Но темные полосы все приближались, разделились на отдельных людей; стало видно, как упорно и быстро перебирают сотни ног, и по этому неуклонному движению и по напряженному молчанию массы притаившихся вокруг людей чувствовалось, что как бы там ни было, а непонятное, безобразное и нелепое дело совершится сейчас, сию минуту. И от этого чувства бессильно замирала мысль.
Солдаты подходили. А тишина стояла такая же зловещая и напряженная. И это было так невыносимо страшно, что хотелось уже только одного: хоть бы уж скорее «это» началось.
«Не может быть… ничего не выйдет…» подумал Анисимов, нагнулся к машинисту, сидевшему у его ног, и, почему-то стесняясь говорить громко, тихо сказал:
— Я думаю, что если бы с ними вступить в переговоры…
Бледное, опухшее лицо машиниста посмотрело на него снизу, как будто ничего не понимая. Анисимов пристально вгляделся в его округлившиеся, принявшие дикое и жуткое выражение глаза, потом перевел взгляд на стоявшего рядом незнакомого человека, горбоносый, бледный профиль которого был совершенно неподвижен, точно человек этот был чем-то загипнотизирован, вдруг почувствовал такой страх, что даже руки у него задрожали.
Неожиданно, заставив вздрогнуть, где-то правее Анисимова коротко и одиноко бахнул громкий выстрел, и, точно по условленному сигналу, все заборы, рвы, кучи шпал и обломков покрылись короткими, сверкающими огоньками, наполняя прозрачный морозный воздух торопливым, дробным щелканьем.

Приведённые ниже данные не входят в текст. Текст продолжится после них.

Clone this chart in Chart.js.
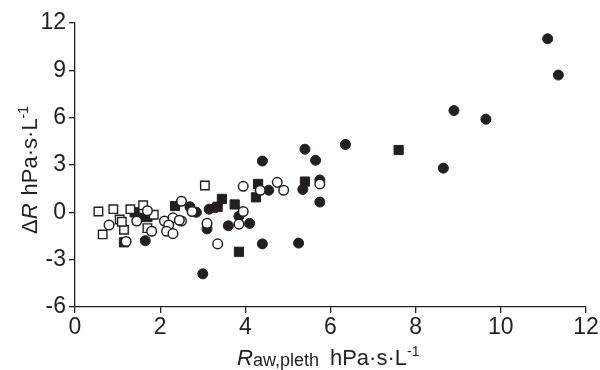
<!DOCTYPE html>
<html>
<head>
<meta charset="utf-8">
<script src="https://cdn.jsdelivr.net/npm/chart.js@4.4.0/dist/chart.umd.min.js"></script>
<style>
  html, body { margin: 0; padding: 0; background: #fff; }
  #wrap { width: 600px; height: 370px; }
</style>
</head>
<body>
<div id="wrap"><canvas id="chart" width="600" height="370"></canvas></div>
<script>
// tick labels
const xTicks = [0, 2, 4, 6, 8, 10, 12];
const yTicks = [-6, -3, 0, 3, 6, 9, 12];

// filled circles
const filledCircleX = [11.1, 11.35, 8.9, 9.65, 8.65, 6.35, 5.4, 5.65, 4.4, 5.75, 5.35, 5.75, 4.55, 5.25, 4.4, 3.0, 3.1, 3.6, 4.1, 3.85, 3.15, 3.3, 2.7, 2.85, 1.65, 1.5];
const filledCircleY = [11.0, 8.7, 6.45, 5.9, 2.8, 4.3, 4.0, 3.3, 3.25, 2.05, 1.45, 0.65, 1.4, -1.95, -2.0, -3.9, -1.05, -0.85, -0.7, -0.25, 0.2, 0.3, 0.35, 0.0, -1.8, -0.35];

// filled squares
const filledSquareX = [7.6, 5.4, 4.3, 4.25, 3.45, 3.35, 3.75, 3.85, 2.35, 1.4, 1.15, 1.7];
const filledSquareY = [3.95, 1.95, 1.8, 0.95, 0.85, 0.35, 0.5, -2.5, 0.4, 0.0, -1.9, -0.3];

// open circles
const openCircleX = [5.75, 4.75, 4.9, 4.35, 3.95, 3.95, 3.85, 3.1, 3.35, 2.5, 2.5, 2.75, 2.1, 2.3, 2.45, 2.2, 2.15, 2.3, 1.7, 1.45, 0.8, 1.8, 1.2];
const openCircleY = [1.8, 1.9, 1.4, 1.4, 1.65, 0.05, -0.75, -0.7, -2.0, 0.7, -0.55, 0.05, -0.55, -0.35, -0.5, -0.8, -1.2, -1.35, 0.1, -0.55, -0.8, -1.2, -1.85];

// open squares
const openSquareX = [0.55, 0.9, 1.05, 1.3, 1.6, 1.85, 1.15, 0.65, 1.7, 3.05, 1.1];
const openSquareY = [0.05, 0.2, -0.45, 0.2, 0.45, -0.15, -1.1, -1.4, -1.0, 1.7, -0.6];

const INK = '#231f20';
const FONT = "'Liberation Sans', Arial, sans-serif";

function pts(xs, ys) {
    return xs.map((x, i) => ({ x: x, y: ys[i] }));
}

// draws a row of text pieces one after another (italic, sub/superscript)
function drawRuns(ctx, runs, x0, y0) {
    let x = x0;
    runs.forEach(r => {
        ctx.font = `${r.italic ? 'italic ' : ''}${r.size}px ${FONT}`;
        ctx.fillText(r.text, x, y0 + (r.dy || 0));
        x += ctx.measureText(r.text).width + (r.gap || 0);
    });
}

const axisTitles = {
    id: 'axisTitles',
    afterDraw(chart) {
        const ctx = chart.ctx;
        ctx.save();
        ctx.fillStyle = INK;
        ctx.textBaseline = 'alphabetic';
        ctx.textAlign = 'left';

        drawRuns(ctx, [
            { text: 'R', size: 22, italic: true },
            { text: 'aw,pleth', size: 18, dy: 1, gap: 11 },
            { text: 'hPa·s·L', size: 22 },
            { text: '-1', size: 14, dy: -9 }
        ], 237, 365);

        ctx.translate(37, 234);
        ctx.rotate(-Math.PI / 2);
        drawRuns(ctx, [
            { text: 'Δ', size: 22 },
            { text: 'R', size: 22, italic: true, gap: 8 },
            { text: 'hPa·s·L', size: 22 },
            { text: '-1', size: 14, dy: -9 }
        ], 0, 0);
        ctx.restore();
    }
};

new Chart(document.getElementById('chart'), {
    type: 'scatter',
    data: {
        datasets: [
            { data: pts(openCircleX, openCircleY), pointStyle: 'circle', pointRadius: 4.8, backgroundColor: '#fff', borderColor: INK, borderWidth: 1.5, order: 0 },
            { data: pts(openSquareX, openSquareY), pointStyle: 'rect', pointRadius: 6, backgroundColor: '#fff', borderColor: INK, borderWidth: 1.4, order: 1 },
            { data: pts(filledCircleX, filledCircleY), pointStyle: 'circle', pointRadius: 5, backgroundColor: INK, borderColor: INK, borderWidth: 1, order: 2 },
            { data: pts(filledSquareX, filledSquareY), pointStyle: 'rect', pointRadius: 6.5, backgroundColor: INK, borderColor: INK, borderWidth: 1, order: 3 }
        ]
    },
    options: {
        responsive: false,
        animation: false,
        clip: false,
        layout: { padding: { left: 0, right: 14, top: 23, bottom: 0 } },
        plugins: { legend: { display: false }, tooltip: { enabled: false } },
        elements: { point: { hoverRadius: 5 } },
        scales: {
            x: {
                type: 'linear', min: 0, max: 12,
                afterBuildTicks: s => { s.ticks = xTicks.map(v => ({ value: v })); },
                afterFit: s => { s.height = 63; },
                grid: { drawOnChartArea: false, color: INK, tickLength: 6, lineWidth: 1.3 },
                border: { color: INK, width: 1.3 },
                ticks: { font: { family: FONT, size: 23 }, color: INK, padding: 1, maxRotation: 0 }
            },
            y: {
                type: 'linear', min: -6, max: 12,
                afterBuildTicks: s => { s.ticks = yTicks.map(v => ({ value: v })); },
                afterFit: s => { s.width = 75; },
                grid: { drawOnChartArea: false, color: INK, tickLength: 6, lineWidth: 1.3 },
                border: { color: INK, width: 1.3 },
                ticks: { font: { family: FONT, size: 23 }, color: INK, padding: 3 }
            }
        }
    },
    plugins: [axisTitles]
});
</script>
</body>
</html>
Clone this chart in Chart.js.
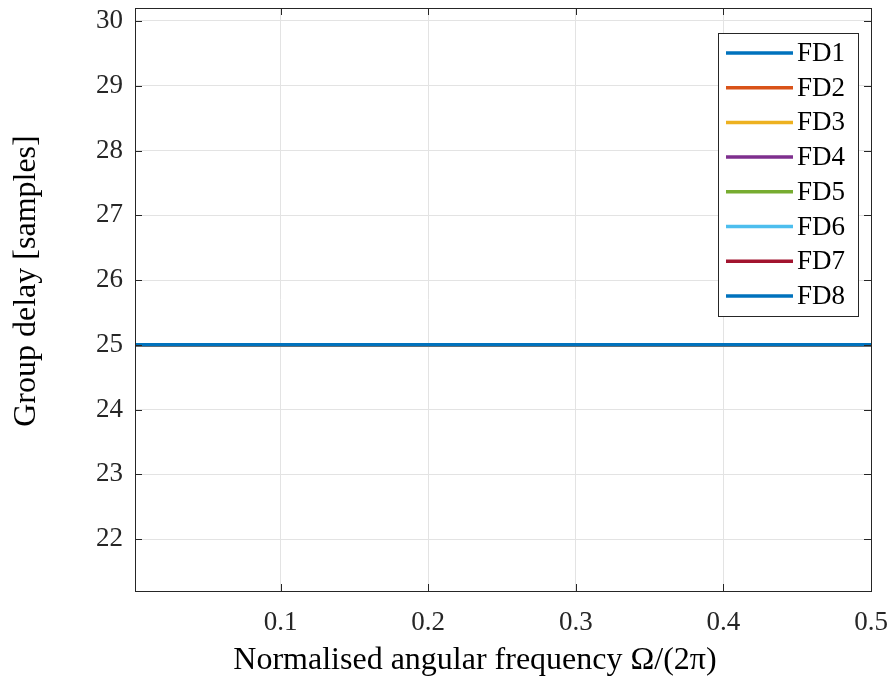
<!DOCTYPE html>
<html>
<head>
<meta charset="utf-8">
<script src="https://cdn.jsdelivr.net/npm/chart.js@4/dist/chart.umd.min.js"></script>
<style>
  html, body { margin: 0; padding: 0; background: #fff; }
  #wrap { width: 892px; height: 680px; }
</style>
</head>
<body>
<div id="wrap"><canvas id="c" width="892" height="680"></canvas></div>
<script>
// data
const freq = [0.0013, 0.1, 0.2, 0.3, 0.4, 0.5];
const seriesNames = ['FD1', 'FD2', 'FD3', 'FD4', 'FD5', 'FD6', 'FD7', 'FD8'];
const fd1 = [25, 25, 25, 25, 25, 25];
const fd2 = [25, 25, 25, 25, 25, 25];
const fd3 = [25, 25, 25, 25, 25, 25];
const fd4 = [25, 25, 25, 25, 25, 25];
const fd5 = [25, 25, 25, 25, 25, 25];
const fd6 = [25, 25, 25, 25, 25, 25];
const fd7 = [25, 25, 25, 25, 25, 25];
const fd8 = [25, 25, 25, 25, 25, 25];
const xTicks = [0.1, 0.2, 0.3, 0.4, 0.5];
const yTicks = [22, 23, 24, 25, 26, 27, 28, 29, 30];
const xTitle = 'Normalised angular frequency Ω/(2π)';
const yTitle = 'Group delay [samples]';

const seriesValues = [fd1, fd2, fd3, fd4, fd5, fd6, fd7, fd8];
const lineColors = ['#0072BD', '#D95319', '#EDB120', '#7E2F8E', '#77AC30', '#4DBEEE', '#A2142F', '#0072BD'];
const FONT = '"Liberation Serif", "DejaVu Serif", serif';
const AXIS = '#262626';

const datasets = seriesNames.map((name, i) => ({
	label: name,
	data: freq.map((f, j) => ({x: f, y: seriesValues[i][j]})),
	borderColor: lineColors[i],
	backgroundColor: lineColors[i],
	borderWidth: 3.5,
	pointRadius: 0,
	tension: 0
}));

// MATLAB style box, inward ticks, axis titles and legend inside the axes
const boxPlugin = {
	id: 'box',
	afterDraw: function (chart) {
		const ctx = chart.ctx;
		const a = chart.chartArea;
		const xs = chart.scales.x, ys = chart.scales.y;
		const tl = 7;
		ctx.save();
		ctx.strokeStyle = AXIS;
		ctx.lineWidth = 1;
		ctx.beginPath();
		xTicks.forEach((t) => {
			const px = Math.round(xs.getPixelForValue(t)) + 0.5;
			ctx.moveTo(px, a.bottom); ctx.lineTo(px, a.bottom - tl);
			ctx.moveTo(px, a.top); ctx.lineTo(px, a.top + tl);
		});
		yTicks.forEach((t) => {
			const py = Math.round(ys.getPixelForValue(t)) + 0.5;
			ctx.moveTo(a.left, py); ctx.lineTo(a.left + tl, py);
			ctx.moveTo(a.right, py); ctx.lineTo(a.right - tl, py);
		});
		ctx.stroke();
		ctx.strokeRect(Math.round(a.left) + 0.5, Math.round(a.top) + 0.5,
			Math.round(a.right - a.left), Math.round(a.bottom - a.top));

		// axis titles
		ctx.fillStyle = '#000';
		ctx.font = '32px ' + FONT;
		ctx.textAlign = 'center';
		ctx.textBaseline = 'alphabetic';
		ctx.fillText(xTitle, 475, 669);
		ctx.save();
		ctx.translate(35, 281);
		ctx.rotate(-Math.PI / 2);
		ctx.fillText(yTitle, 0, 0);
		ctx.restore();

		// legend
		const lx = 718, ly = 33, lw = 140, lh = 283;
		const rowH = 34.7;
		ctx.fillStyle = '#fff';
		ctx.fillRect(lx, ly, lw, lh);
		ctx.strokeStyle = AXIS;
		ctx.strokeRect(lx + 0.5, ly + 0.5, lw, lh);
		ctx.font = '27px ' + FONT;
		ctx.textBaseline = 'middle';
		ctx.textAlign = 'left';
		chart.data.datasets.forEach((ds, i) => {
			const cy = ly + 20 + i * rowH;
			ctx.strokeStyle = ds.borderColor;
			ctx.lineWidth = 3.5;
			ctx.beginPath();
			ctx.moveTo(lx + 8, cy);
			ctx.lineTo(lx + 75, cy);
			ctx.stroke();
			ctx.fillStyle = '#000';
			ctx.fillText(ds.label, lx + 79, cy + 1);
		});
		ctx.restore();
	}
};

new Chart(document.getElementById('c'), {
	type: 'line',
	data: { datasets: datasets },
	options: {
		responsive: false,
		animation: false,
		layout: { padding: { top: 8, right: 21, left: 0, bottom: 0 } },
		plugins: {
			legend: { display: false },
			tooltip: { enabled: false }
		},
		scales: {
			x: {
				type: 'linear',
				min: 0.0013,
				max: 0.5,
				afterBuildTicks: (s) => { s.ticks = xTicks.map((v) => ({value: v})); },
				afterFit: (s) => {
					s.height = 89;
					s.paddingLeft = 0; s.paddingRight = 0;
				},
				grid: { color: '#e3e3e3', drawTicks: false },
				border: { display: false },
				ticks: {
					padding: 16,
					maxRotation: 0,
					color: '#262626',
					font: { family: FONT, size: 27 },
					callback: (v) => v.toFixed(1)
				}
			},
			y: {
				min: 21.2,
				max: 30.2,
				afterBuildTicks: (s) => { s.ticks = yTicks.map((v) => ({value: v})); },
				afterFit: (s) => {
					s.width = 135;
					s.paddingTop = 0; s.paddingBottom = 0;
				},
				grid: { color: '#e3e3e3', drawTicks: false },
				border: { display: false },
				ticks: {
					padding: 12,
					color: '#262626',
					font: { family: FONT, size: 27 }
				}
			}
		}
	},
	plugins: [boxPlugin]
});
</script>
</body>
</html>
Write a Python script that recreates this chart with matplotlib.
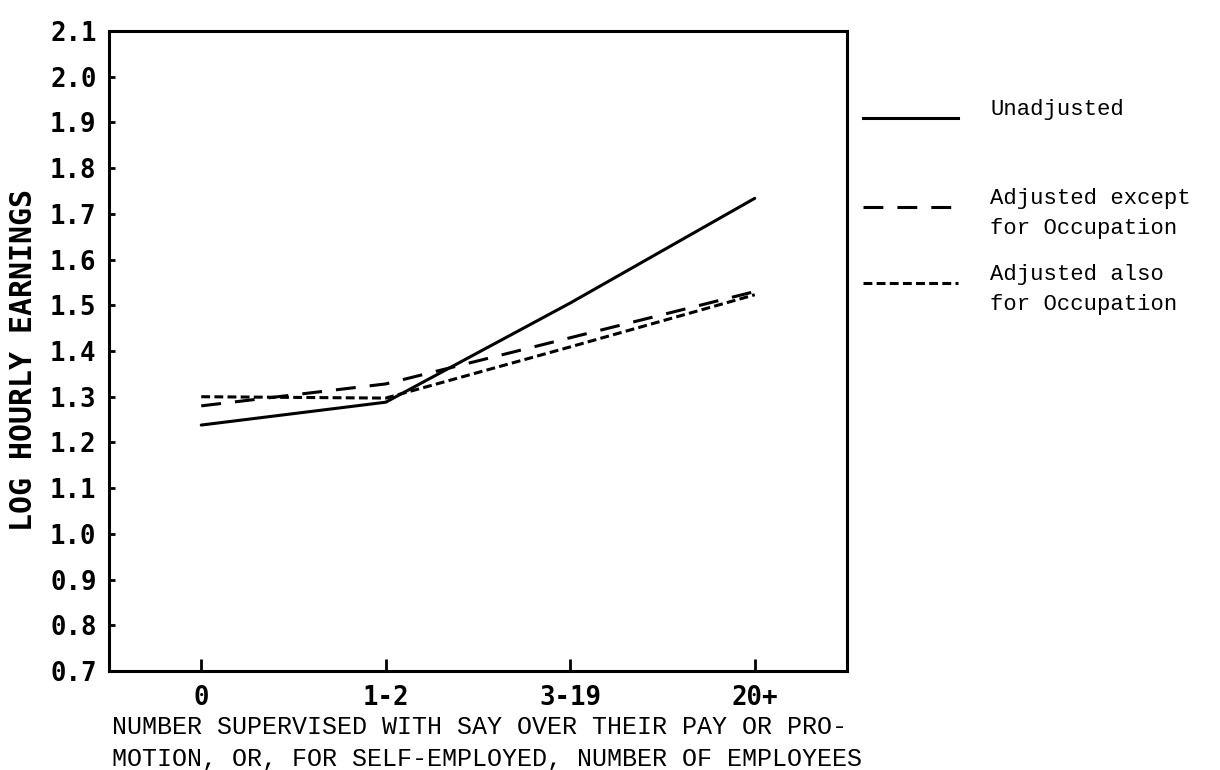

Анисимов отчетливо видел, как серые ряды смешались, расстроились и, точно от ветра, подались назад. Видел, как на очищенном, уже истоптанном месте болезненно закопошились отдельные фигуры; слышал в той стороне отдаленный крик; но ему все еще казалось, что это только «так» и сейчас прекратится. Но в следующее мгновение вся серая масса солдат опоясалась огненными узорами, и сухой треск залпов бурно оживил молчаливое белое поле. Что-то с силой защелкало по вагонам; кто-то испуганно закричал; оглушительно выстрелил у самого уха Анисимова загипнотизированный горбоносый человек. Анисимов опять повернулся к машинисту. Тот все еще сидел на корточках, но с ним делалось что-то нехорошее: ружье его лежало на снегу, лицо было удивительно бело, глаза огромны и как будто незрячи. Он коротко махал перед собою обеими руками и медленно валился назад. А когда лег спиной на снег, то перестал махать руками, и его огромное, толстое тело с возвышающимся, массивным животом застыло, как мороженая туша. Опять оглушительно выстрелил горбоносый человек, и Анисимов, оглянувшись на него, тихо сполз вниз.
Он весь дрожал и смутно улыбался. Мертвое лицо машиниста смотрело прямо на него тусклыми, замерзшими, казалось, глазами. Это была смерть, и Анисимов только теперь понял, что то, во что не верило все его существо, совершилось. «Убили… — подумал он. — Боже мой, что ж это такое?..»
У этого машиниста была жена и четверо детей, которых всех знал Анисимов. Каждый день он ездил мимо станции и здоровался с Анисимовым. Теперь он лежал, как туша, как бревно. Умер…
Анисимов медленно отошел, стараясь не смотреть на труп и тщетно усиливаясь объяснить себе то, что делалось в нем самом: что он должен сейчас чувствовать — ужас, или злобу, или отвращение? Он вспомнил, как год тому назад мимо этой же станции везли на войну таких же солдат, этих же самых русских, своих солдат. И их было так искренне жаль, так грустно становилось, когда они уносились в неведомую даль, и так хотелось сделать им хоть что-нибудь приятное, хоть чем-нибудь помочь.